start

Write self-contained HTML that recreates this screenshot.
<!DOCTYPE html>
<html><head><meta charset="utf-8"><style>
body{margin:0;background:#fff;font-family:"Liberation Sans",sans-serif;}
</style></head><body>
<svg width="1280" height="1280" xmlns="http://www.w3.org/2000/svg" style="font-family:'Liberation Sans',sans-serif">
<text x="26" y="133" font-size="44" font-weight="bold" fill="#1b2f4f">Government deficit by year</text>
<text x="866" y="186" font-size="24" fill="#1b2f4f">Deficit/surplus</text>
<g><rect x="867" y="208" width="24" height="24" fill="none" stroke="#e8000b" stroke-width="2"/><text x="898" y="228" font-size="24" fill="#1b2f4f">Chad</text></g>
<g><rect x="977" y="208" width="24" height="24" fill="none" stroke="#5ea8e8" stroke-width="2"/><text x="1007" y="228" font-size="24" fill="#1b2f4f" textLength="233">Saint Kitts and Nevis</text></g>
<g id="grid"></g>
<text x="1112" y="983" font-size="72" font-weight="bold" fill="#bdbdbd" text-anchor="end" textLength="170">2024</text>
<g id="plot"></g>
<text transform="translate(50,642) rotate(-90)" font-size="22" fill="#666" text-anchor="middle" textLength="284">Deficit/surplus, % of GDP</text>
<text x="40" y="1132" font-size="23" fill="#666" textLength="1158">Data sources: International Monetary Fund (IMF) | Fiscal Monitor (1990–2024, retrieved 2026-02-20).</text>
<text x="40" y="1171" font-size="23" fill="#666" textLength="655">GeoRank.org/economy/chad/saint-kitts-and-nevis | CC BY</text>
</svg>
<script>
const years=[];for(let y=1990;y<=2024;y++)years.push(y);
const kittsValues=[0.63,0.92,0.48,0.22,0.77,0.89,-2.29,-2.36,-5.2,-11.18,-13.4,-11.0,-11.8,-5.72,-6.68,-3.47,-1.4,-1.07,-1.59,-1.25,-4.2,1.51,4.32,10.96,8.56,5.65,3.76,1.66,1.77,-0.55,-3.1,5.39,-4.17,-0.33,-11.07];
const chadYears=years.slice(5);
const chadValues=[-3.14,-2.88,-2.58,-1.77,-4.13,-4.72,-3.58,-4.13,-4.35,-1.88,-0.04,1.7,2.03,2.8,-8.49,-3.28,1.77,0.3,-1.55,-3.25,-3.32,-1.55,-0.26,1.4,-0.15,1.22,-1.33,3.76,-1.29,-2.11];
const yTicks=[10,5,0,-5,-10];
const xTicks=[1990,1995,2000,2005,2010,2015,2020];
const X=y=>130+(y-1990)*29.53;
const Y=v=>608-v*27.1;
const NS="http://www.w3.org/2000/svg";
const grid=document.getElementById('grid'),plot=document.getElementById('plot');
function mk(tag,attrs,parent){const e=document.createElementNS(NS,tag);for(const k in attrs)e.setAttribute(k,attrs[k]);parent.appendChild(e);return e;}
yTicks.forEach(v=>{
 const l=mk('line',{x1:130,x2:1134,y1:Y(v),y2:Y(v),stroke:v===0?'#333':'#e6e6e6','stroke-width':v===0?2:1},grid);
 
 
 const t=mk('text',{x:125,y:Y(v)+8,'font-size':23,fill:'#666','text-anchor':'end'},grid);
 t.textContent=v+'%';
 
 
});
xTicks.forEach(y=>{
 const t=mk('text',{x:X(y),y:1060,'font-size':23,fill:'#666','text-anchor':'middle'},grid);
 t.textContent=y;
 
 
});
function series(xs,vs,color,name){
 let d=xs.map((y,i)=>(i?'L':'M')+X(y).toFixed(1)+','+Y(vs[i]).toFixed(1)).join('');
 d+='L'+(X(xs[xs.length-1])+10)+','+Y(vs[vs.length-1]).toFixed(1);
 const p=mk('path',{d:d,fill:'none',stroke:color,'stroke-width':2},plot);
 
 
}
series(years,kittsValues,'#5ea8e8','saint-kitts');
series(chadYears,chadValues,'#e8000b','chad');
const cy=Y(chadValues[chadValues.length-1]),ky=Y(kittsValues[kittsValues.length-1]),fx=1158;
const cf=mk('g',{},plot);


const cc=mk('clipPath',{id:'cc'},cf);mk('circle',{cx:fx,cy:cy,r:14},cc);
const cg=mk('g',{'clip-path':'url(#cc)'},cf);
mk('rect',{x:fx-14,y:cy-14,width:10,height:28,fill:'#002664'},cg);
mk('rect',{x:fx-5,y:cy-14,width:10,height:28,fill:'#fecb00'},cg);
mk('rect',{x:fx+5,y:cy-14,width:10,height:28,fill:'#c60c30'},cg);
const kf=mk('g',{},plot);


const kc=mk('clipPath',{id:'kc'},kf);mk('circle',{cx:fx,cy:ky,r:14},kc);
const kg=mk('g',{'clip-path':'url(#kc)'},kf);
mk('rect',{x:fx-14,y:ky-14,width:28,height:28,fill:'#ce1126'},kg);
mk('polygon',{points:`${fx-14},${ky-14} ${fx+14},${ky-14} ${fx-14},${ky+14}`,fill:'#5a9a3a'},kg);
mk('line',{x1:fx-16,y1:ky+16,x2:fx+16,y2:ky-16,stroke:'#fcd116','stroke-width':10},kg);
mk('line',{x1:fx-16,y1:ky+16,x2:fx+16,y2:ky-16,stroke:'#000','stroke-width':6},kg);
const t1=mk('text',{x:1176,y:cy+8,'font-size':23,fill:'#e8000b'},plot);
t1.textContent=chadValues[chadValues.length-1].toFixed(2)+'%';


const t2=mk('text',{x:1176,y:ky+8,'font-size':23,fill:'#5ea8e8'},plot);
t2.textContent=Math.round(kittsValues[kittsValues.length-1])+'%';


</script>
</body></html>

end
start

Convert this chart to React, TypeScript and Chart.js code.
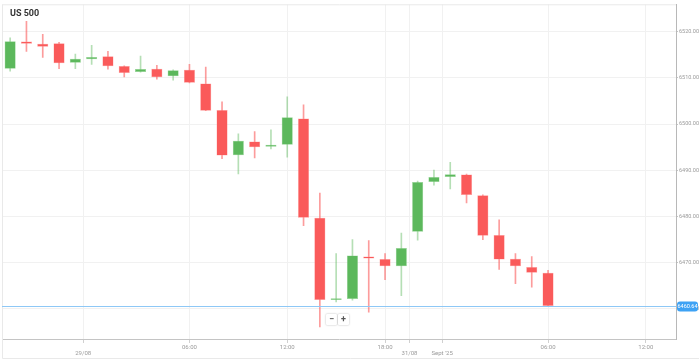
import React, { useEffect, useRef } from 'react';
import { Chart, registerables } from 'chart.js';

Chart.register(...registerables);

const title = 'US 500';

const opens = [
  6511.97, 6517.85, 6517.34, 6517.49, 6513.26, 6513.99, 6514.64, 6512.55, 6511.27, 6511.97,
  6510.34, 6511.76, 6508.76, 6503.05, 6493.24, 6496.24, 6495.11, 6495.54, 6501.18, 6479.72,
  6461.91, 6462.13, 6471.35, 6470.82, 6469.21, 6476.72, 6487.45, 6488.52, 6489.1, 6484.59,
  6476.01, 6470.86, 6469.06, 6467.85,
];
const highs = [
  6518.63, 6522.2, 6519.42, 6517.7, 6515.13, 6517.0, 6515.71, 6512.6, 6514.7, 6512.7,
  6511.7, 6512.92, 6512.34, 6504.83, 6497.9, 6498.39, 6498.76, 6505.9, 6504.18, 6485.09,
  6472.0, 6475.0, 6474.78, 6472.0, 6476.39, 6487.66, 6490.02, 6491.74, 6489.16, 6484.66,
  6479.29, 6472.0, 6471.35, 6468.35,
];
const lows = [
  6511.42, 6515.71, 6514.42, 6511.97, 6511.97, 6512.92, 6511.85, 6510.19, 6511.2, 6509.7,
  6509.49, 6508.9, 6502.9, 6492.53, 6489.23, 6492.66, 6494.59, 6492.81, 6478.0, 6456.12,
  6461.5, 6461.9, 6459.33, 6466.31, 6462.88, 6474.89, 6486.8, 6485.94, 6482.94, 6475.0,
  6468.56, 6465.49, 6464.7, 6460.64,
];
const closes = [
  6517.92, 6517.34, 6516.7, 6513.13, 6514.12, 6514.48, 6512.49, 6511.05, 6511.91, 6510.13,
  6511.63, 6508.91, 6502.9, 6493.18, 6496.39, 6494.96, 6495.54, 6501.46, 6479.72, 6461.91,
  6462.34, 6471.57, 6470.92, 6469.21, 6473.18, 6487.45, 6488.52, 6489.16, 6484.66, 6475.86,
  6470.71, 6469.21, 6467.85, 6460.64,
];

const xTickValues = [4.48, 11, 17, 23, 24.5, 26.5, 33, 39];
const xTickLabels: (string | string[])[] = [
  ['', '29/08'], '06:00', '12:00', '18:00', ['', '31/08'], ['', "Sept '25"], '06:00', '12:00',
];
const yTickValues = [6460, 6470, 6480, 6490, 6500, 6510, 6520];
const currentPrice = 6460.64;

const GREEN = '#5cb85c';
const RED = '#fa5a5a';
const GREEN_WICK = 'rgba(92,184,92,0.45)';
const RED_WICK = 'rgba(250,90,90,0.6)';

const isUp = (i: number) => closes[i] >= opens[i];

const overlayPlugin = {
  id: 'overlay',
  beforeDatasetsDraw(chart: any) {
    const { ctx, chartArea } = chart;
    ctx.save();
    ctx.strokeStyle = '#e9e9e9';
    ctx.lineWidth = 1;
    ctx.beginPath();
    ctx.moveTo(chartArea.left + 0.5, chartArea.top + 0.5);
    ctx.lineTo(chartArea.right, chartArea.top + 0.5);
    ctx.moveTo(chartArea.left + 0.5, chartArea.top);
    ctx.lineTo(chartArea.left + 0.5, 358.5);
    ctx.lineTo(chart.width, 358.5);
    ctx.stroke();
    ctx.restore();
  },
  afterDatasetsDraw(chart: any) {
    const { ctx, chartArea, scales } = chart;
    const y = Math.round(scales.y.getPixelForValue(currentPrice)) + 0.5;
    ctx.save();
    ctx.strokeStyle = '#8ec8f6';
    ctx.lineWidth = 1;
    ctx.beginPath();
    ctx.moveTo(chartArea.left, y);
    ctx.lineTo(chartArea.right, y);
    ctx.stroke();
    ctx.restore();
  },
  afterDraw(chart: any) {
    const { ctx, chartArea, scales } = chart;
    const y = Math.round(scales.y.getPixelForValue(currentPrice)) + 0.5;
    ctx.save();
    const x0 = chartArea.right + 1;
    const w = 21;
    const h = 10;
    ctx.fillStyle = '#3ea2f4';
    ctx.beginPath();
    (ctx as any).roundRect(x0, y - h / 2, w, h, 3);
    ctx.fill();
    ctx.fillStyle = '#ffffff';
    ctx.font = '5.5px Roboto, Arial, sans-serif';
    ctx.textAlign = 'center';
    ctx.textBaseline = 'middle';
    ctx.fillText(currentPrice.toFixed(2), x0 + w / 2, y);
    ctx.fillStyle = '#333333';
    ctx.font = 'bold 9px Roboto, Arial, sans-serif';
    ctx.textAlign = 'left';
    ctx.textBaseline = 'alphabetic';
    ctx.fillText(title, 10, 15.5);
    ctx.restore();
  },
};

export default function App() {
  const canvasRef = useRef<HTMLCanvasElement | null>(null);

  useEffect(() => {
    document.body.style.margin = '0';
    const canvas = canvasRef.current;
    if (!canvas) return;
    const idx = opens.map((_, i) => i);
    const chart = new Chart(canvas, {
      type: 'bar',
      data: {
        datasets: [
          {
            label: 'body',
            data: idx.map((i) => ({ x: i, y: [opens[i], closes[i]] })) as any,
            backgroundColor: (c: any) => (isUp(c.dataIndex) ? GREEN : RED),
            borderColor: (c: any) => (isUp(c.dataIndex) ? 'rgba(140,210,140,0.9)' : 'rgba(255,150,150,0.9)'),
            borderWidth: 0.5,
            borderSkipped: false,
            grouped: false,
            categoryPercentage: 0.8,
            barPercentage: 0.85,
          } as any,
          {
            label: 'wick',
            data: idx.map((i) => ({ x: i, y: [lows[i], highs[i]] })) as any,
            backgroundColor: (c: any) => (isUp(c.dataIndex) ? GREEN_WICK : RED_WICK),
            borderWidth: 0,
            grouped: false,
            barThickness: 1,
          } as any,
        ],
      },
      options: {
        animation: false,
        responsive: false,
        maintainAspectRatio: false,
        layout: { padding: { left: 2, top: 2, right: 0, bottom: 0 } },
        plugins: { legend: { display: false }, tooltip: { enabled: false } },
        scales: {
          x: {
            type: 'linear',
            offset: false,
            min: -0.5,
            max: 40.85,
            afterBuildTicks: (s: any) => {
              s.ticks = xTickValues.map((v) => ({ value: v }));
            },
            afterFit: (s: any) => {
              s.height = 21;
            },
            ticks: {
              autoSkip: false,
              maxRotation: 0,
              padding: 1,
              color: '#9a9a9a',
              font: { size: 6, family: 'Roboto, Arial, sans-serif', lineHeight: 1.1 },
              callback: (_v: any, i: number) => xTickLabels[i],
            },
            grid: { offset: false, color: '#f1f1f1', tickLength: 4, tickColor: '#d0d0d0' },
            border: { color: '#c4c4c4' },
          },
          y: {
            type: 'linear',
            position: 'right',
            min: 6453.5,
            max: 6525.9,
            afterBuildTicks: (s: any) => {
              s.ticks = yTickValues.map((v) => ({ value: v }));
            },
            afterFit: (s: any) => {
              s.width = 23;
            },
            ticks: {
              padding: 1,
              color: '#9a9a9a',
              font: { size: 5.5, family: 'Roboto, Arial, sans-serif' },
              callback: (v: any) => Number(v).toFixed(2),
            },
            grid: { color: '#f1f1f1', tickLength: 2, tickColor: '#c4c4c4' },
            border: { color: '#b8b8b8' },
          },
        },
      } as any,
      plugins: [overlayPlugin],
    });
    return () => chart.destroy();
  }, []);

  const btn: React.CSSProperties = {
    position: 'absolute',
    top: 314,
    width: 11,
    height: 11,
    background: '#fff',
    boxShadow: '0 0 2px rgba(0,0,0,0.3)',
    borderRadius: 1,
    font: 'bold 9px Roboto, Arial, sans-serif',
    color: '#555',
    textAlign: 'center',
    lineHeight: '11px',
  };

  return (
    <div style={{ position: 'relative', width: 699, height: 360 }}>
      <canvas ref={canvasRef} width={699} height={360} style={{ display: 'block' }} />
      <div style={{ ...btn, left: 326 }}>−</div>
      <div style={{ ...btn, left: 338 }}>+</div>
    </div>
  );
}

end

**Your objective:**
Copy out only the lines from the one containing "Convert this chart" through the one containing "const title = 'US 500';", exactly, with both ends. Any picture is left out.

**The solution:**
Convert this chart to React, TypeScript and Chart.js code.
import React, { useEffect, useRef } from 'react';
import { Chart, registerables } from 'chart.js';

Chart.register(...registerables);

const title = 'US 500';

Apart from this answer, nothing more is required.